Collected data –
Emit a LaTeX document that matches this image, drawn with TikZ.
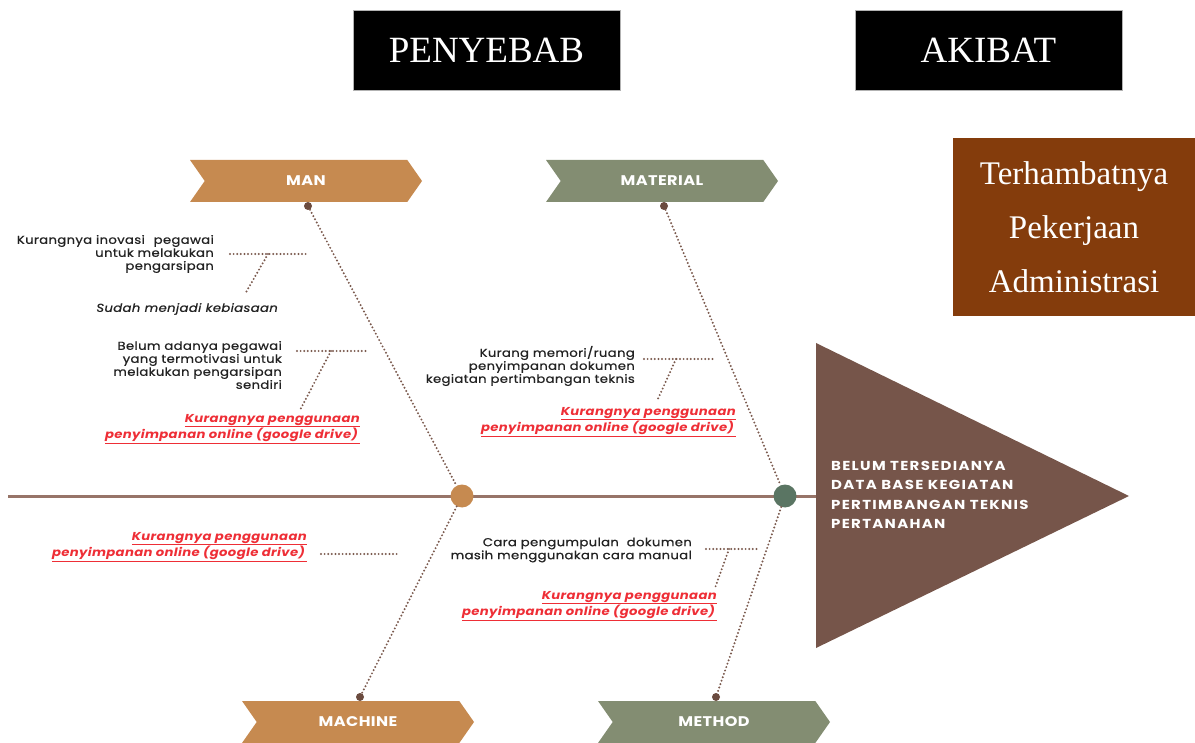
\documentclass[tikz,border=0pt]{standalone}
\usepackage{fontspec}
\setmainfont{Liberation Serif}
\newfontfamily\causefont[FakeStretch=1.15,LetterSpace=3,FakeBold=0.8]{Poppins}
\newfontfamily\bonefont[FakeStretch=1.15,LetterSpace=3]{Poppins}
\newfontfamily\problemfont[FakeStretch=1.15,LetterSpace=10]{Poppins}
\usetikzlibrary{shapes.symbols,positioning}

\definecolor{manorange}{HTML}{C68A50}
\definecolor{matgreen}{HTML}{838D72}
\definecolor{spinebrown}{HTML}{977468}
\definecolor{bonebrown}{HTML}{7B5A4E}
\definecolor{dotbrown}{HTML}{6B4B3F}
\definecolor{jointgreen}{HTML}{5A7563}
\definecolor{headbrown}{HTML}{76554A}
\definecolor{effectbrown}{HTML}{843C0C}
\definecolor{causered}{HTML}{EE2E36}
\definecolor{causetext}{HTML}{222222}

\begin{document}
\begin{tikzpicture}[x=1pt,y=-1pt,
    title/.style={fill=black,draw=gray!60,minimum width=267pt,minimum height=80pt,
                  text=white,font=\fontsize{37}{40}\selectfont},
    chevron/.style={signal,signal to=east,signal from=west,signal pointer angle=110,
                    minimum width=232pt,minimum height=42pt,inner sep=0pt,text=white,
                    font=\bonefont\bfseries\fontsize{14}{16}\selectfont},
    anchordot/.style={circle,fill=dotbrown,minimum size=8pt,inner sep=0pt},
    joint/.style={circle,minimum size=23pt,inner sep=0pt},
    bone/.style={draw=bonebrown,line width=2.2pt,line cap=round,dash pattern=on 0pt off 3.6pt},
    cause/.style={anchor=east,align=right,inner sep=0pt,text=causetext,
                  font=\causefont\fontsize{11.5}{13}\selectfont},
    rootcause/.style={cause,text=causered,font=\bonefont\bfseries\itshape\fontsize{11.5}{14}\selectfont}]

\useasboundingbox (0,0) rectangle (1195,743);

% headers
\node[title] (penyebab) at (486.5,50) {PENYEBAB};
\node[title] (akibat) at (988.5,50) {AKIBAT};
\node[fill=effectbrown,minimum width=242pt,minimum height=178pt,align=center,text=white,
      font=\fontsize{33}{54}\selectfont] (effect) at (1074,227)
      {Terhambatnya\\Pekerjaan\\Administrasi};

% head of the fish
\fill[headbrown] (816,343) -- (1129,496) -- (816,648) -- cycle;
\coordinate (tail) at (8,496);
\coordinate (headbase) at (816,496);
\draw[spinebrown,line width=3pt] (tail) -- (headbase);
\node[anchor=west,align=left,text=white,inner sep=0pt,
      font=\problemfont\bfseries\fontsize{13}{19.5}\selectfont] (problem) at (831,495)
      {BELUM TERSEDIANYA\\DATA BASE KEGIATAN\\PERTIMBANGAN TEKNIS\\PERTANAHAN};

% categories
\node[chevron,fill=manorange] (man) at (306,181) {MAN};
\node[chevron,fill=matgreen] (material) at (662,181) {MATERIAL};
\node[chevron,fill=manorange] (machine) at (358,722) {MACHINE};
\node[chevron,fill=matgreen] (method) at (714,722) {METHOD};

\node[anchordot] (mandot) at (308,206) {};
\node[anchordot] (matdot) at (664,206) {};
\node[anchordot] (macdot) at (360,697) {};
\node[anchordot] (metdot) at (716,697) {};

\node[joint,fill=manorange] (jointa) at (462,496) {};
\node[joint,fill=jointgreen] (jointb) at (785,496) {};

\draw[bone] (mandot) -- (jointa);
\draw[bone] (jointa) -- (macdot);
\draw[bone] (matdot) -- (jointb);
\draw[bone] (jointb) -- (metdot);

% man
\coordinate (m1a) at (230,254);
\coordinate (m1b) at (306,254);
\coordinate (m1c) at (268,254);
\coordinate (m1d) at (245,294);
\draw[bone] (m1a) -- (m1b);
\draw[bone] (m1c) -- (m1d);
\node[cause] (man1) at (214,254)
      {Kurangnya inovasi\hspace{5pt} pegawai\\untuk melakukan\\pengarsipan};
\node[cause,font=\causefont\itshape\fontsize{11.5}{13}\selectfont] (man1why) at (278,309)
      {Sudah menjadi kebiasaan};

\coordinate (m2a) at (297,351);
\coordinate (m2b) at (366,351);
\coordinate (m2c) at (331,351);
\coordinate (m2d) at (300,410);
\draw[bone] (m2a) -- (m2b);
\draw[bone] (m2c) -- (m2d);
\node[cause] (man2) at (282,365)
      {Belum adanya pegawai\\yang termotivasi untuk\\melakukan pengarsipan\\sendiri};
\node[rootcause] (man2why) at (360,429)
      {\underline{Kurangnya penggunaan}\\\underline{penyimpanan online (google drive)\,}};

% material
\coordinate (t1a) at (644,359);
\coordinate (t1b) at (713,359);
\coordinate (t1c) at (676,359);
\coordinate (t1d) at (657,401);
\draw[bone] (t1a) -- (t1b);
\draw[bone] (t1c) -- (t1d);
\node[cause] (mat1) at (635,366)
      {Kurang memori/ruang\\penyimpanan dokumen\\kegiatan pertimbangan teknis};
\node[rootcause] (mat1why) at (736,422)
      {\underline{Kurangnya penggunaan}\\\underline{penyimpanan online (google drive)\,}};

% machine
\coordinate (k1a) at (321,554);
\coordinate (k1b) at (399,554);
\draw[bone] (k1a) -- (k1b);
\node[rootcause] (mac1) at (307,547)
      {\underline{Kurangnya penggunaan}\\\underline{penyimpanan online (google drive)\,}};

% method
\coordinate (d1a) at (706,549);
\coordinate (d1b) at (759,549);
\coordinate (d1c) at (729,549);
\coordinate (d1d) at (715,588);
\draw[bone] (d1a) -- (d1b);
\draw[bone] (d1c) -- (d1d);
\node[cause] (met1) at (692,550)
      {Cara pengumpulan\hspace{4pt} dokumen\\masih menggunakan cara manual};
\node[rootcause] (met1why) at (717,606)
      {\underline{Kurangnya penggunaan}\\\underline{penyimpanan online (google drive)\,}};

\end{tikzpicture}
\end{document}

Description of the task – All of the lines above should be retyped precisely, apart from the pictures.

Exercise response –
Emit a LaTeX document that matches this image, drawn with TikZ.
\documentclass[tikz,border=0pt]{standalone}
\usepackage{fontspec}
\setmainfont{Liberation Serif}
\newfontfamily\causefont[FakeStretch=1.15,LetterSpace=3,FakeBold=0.8]{Poppins}
\newfontfamily\bonefont[FakeStretch=1.15,LetterSpace=3]{Poppins}
\newfontfamily\problemfont[FakeStretch=1.15,LetterSpace=10]{Poppins}
\usetikzlibrary{shapes.symbols,positioning}

\definecolor{manorange}{HTML}{C68A50}
\definecolor{matgreen}{HTML}{838D72}
\definecolor{spinebrown}{HTML}{977468}
\definecolor{bonebrown}{HTML}{7B5A4E}
\definecolor{dotbrown}{HTML}{6B4B3F}
\definecolor{jointgreen}{HTML}{5A7563}
\definecolor{headbrown}{HTML}{76554A}
\definecolor{effectbrown}{HTML}{843C0C}
\definecolor{causered}{HTML}{EE2E36}
\definecolor{causetext}{HTML}{222222}

\begin{document}
\begin{tikzpicture}[x=1pt,y=-1pt,
    title/.style={fill=black,draw=gray!60,minimum width=267pt,minimum height=80pt,
                  text=white,font=\fontsize{37}{40}\selectfont},
    chevron/.style={signal,signal to=east,signal from=west,signal pointer angle=110,
                    minimum width=232pt,minimum height=42pt,inner sep=0pt,text=white,
                    font=\bonefont\bfseries\fontsize{14}{16}\selectfont},
    anchordot/.style={circle,fill=dotbrown,minimum size=8pt,inner sep=0pt},
    joint/.style={circle,minimum size=23pt,inner sep=0pt},
    bone/.style={draw=bonebrown,line width=2.2pt,line cap=round,dash pattern=on 0pt off 3.6pt},
    cause/.style={anchor=east,align=right,inner sep=0pt,text=causetext,
                  font=\causefont\fontsize{11.5}{13}\selectfont},
    rootcause/.style={cause,text=causered,font=\bonefont\bfseries\itshape\fontsize{11.5}{14}\selectfont}]

\useasboundingbox (0,0) rectangle (1195,743);

% headers
\node[title] (penyebab) at (486.5,50) {PENYEBAB};
\node[title] (akibat) at (988.5,50) {AKIBAT};
\node[fill=effectbrown,minimum width=242pt,minimum height=178pt,align=center,text=white,
      font=\fontsize{33}{54}\selectfont] (effect) at (1074,227)
      {Terhambatnya\\Pekerjaan\\Administrasi};

% head of the fish
\fill[headbrown] (816,343) -- (1129,496) -- (816,648) -- cycle;
\coordinate (tail) at (8,496);
\coordinate (headbase) at (816,496);
\draw[spinebrown,line width=3pt] (tail) -- (headbase);
\node[anchor=west,align=left,text=white,inner sep=0pt,
      font=\problemfont\bfseries\fontsize{13}{19.5}\selectfont] (problem) at (831,495)
      {BELUM TERSEDIANYA\\DATA BASE KEGIATAN\\PERTIMBANGAN TEKNIS\\PERTANAHAN};

% categories
\node[chevron,fill=manorange] (man) at (306,181) {MAN};
\node[chevron,fill=matgreen] (material) at (662,181) {MATERIAL};
\node[chevron,fill=manorange] (machine) at (358,722) {MACHINE};
\node[chevron,fill=matgreen] (method) at (714,722) {METHOD};

\node[anchordot] (mandot) at (308,206) {};
\node[anchordot] (matdot) at (664,206) {};
\node[anchordot] (macdot) at (360,697) {};
\node[anchordot] (metdot) at (716,697) {};

\node[joint,fill=manorange] (jointa) at (462,496) {};
\node[joint,fill=jointgreen] (jointb) at (785,496) {};

\draw[bone] (mandot) -- (jointa);
\draw[bone] (jointa) -- (macdot);
\draw[bone] (matdot) -- (jointb);
\draw[bone] (jointb) -- (metdot);

% man
\coordinate (m1a) at (230,254);
\coordinate (m1b) at (306,254);
\coordinate (m1c) at (268,254);
\coordinate (m1d) at (245,294);
\draw[bone] (m1a) -- (m1b);
\draw[bone] (m1c) -- (m1d);
\node[cause] (man1) at (214,254)
      {Kurangnya inovasi\hspace{5pt} pegawai\\untuk melakukan\\pengarsipan};
\node[cause,font=\causefont\itshape\fontsize{11.5}{13}\selectfont] (man1why) at (278,309)
      {Sudah menjadi kebiasaan};

\coordinate (m2a) at (297,351);
\coordinate (m2b) at (366,351);
\coordinate (m2c) at (331,351);
\coordinate (m2d) at (300,410);
\draw[bone] (m2a) -- (m2b);
\draw[bone] (m2c) -- (m2d);
\node[cause] (man2) at (282,365)
      {Belum adanya pegawai\\yang termotivasi untuk\\melakukan pengarsipan\\sendiri};
\node[rootcause] (man2why) at (360,429)
      {\underline{Kurangnya penggunaan}\\\underline{penyimpanan online (google drive)\,}};

% material
\coordinate (t1a) at (644,359);
\coordinate (t1b) at (713,359);
\coordinate (t1c) at (676,359);
\coordinate (t1d) at (657,401);
\draw[bone] (t1a) -- (t1b);
\draw[bone] (t1c) -- (t1d);
\node[cause] (mat1) at (635,366)
      {Kurang memori/ruang\\penyimpanan dokumen\\kegiatan pertimbangan teknis};
\node[rootcause] (mat1why) at (736,422)
      {\underline{Kurangnya penggunaan}\\\underline{penyimpanan online (google drive)\,}};

% machine
\coordinate (k1a) at (321,554);
\coordinate (k1b) at (399,554);
\draw[bone] (k1a) -- (k1b);
\node[rootcause] (mac1) at (307,547)
      {\underline{Kurangnya penggunaan}\\\underline{penyimpanan online (google drive)\,}};

% method
\coordinate (d1a) at (706,549);
\coordinate (d1b) at (759,549);
\coordinate (d1c) at (729,549);
\coordinate (d1d) at (715,588);
\draw[bone] (d1a) -- (d1b);
\draw[bone] (d1c) -- (d1d);
\node[cause] (met1) at (692,550)
      {Cara pengumpulan\hspace{4pt} dokumen\\masih menggunakan cara manual};
\node[rootcause] (met1why) at (717,606)
      {\underline{Kurangnya penggunaan}\\\underline{penyimpanan online (google drive)\,}};

\end{tikzpicture}
\end{document}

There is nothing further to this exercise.